The only trick is to rewrite the "convection term" by calculating the gradient of $\vec{v}^2$. That's most easily done using the Ricci calculus (for Cartesian components; Einstein summation convention implied),
$$\partial_{j} (v_k v_k)=2 v_k \partial_j v_k = 2 [v_k (\partial_j v_k -\partial_k v_j)+v_k \partial_k v_j] = 2[v_k \epsilon_{jkl}(\vec{\nabla} \times \vec{v})_l +v_k \partial_k v_j] = 2 [\vec{v} \times (\vec{\nabla} \times \vec{v})]_j + 2 (\vec{v} \cdot \vec{\nabla}) v_j,$$
i.e., in vector notation
$$\frac{1}{2} \vec{\nabla} (\vec{v}^2) = \vec{v} \times (\vec{\nabla} \times \vec{v}) +(\vec{v} \cdot \vec{\nabla}) \vec{v}.$$
Plugging this into Euler's equation, you get
$$\rho [\partial_t \vec{v} + \frac{1}{2} \vec{\nabla} (\vec{v}^2) - \vec{v} \times (\vec{\nabla} \times \vec{v})]=-\vec{\nabla}(P+V).$$
Now assuming incompressibility, $\rho=\text{const}$, $\vec{\nabla} \times \vec{v}=0$, and $\partial_t \vec{v}=0$ you get
$$\vec{\nabla} \left (\frac{\rho}{2} \vec{v}^2+P+V \right)=0$$
or
$$\frac{\rho}{2} \vec{v}^2 + P + V =\text{const}.$$
That's Bernoulli's theorem with the clearly stated assumptions when it's valid

(a) ideal fluid
(b) incompressibility
(c) stationary flow
(d) irrotational flow

Thats notation is a little intimidating though!

Eulers Formula:

$$ -\frac{ \partial }{ \partial l} \left( p + \gamma z \right) = \rho \left( V \frac{ \partial V}{ \partial l} + \frac{\partial V}{ \partial t} \right) $$

(but I even think this is intimidating)

 

[vanhees71]

I don't understand your notation. What's $l$? Also note that the velocity is a vector!

 

[erobz]

I don't understand your notation. What's $l$? Also note that the velocity is a vector!

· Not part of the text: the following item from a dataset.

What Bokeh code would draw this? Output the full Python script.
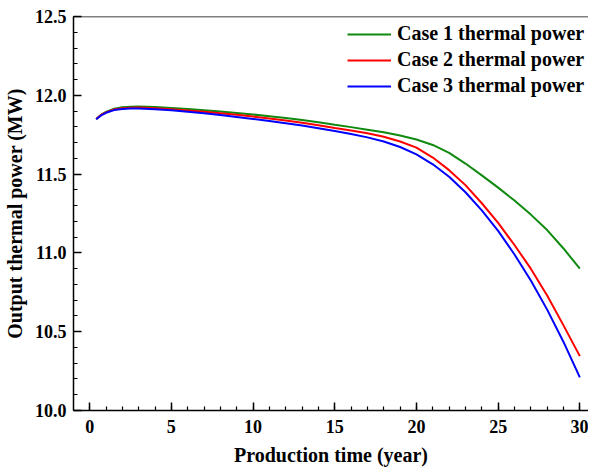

According to the textbook I copied it from $l$ is a pathline in the flow. When they derive Bernoulli’s from it, the assumption is the flow is steady and the “local acceleration” $\frac{\partial V}{\partial t}= 0$. Then they say that with this assumption the “pathline” becomes a “streamline” $s$ and the derivatives become normal w.r.t. $s$.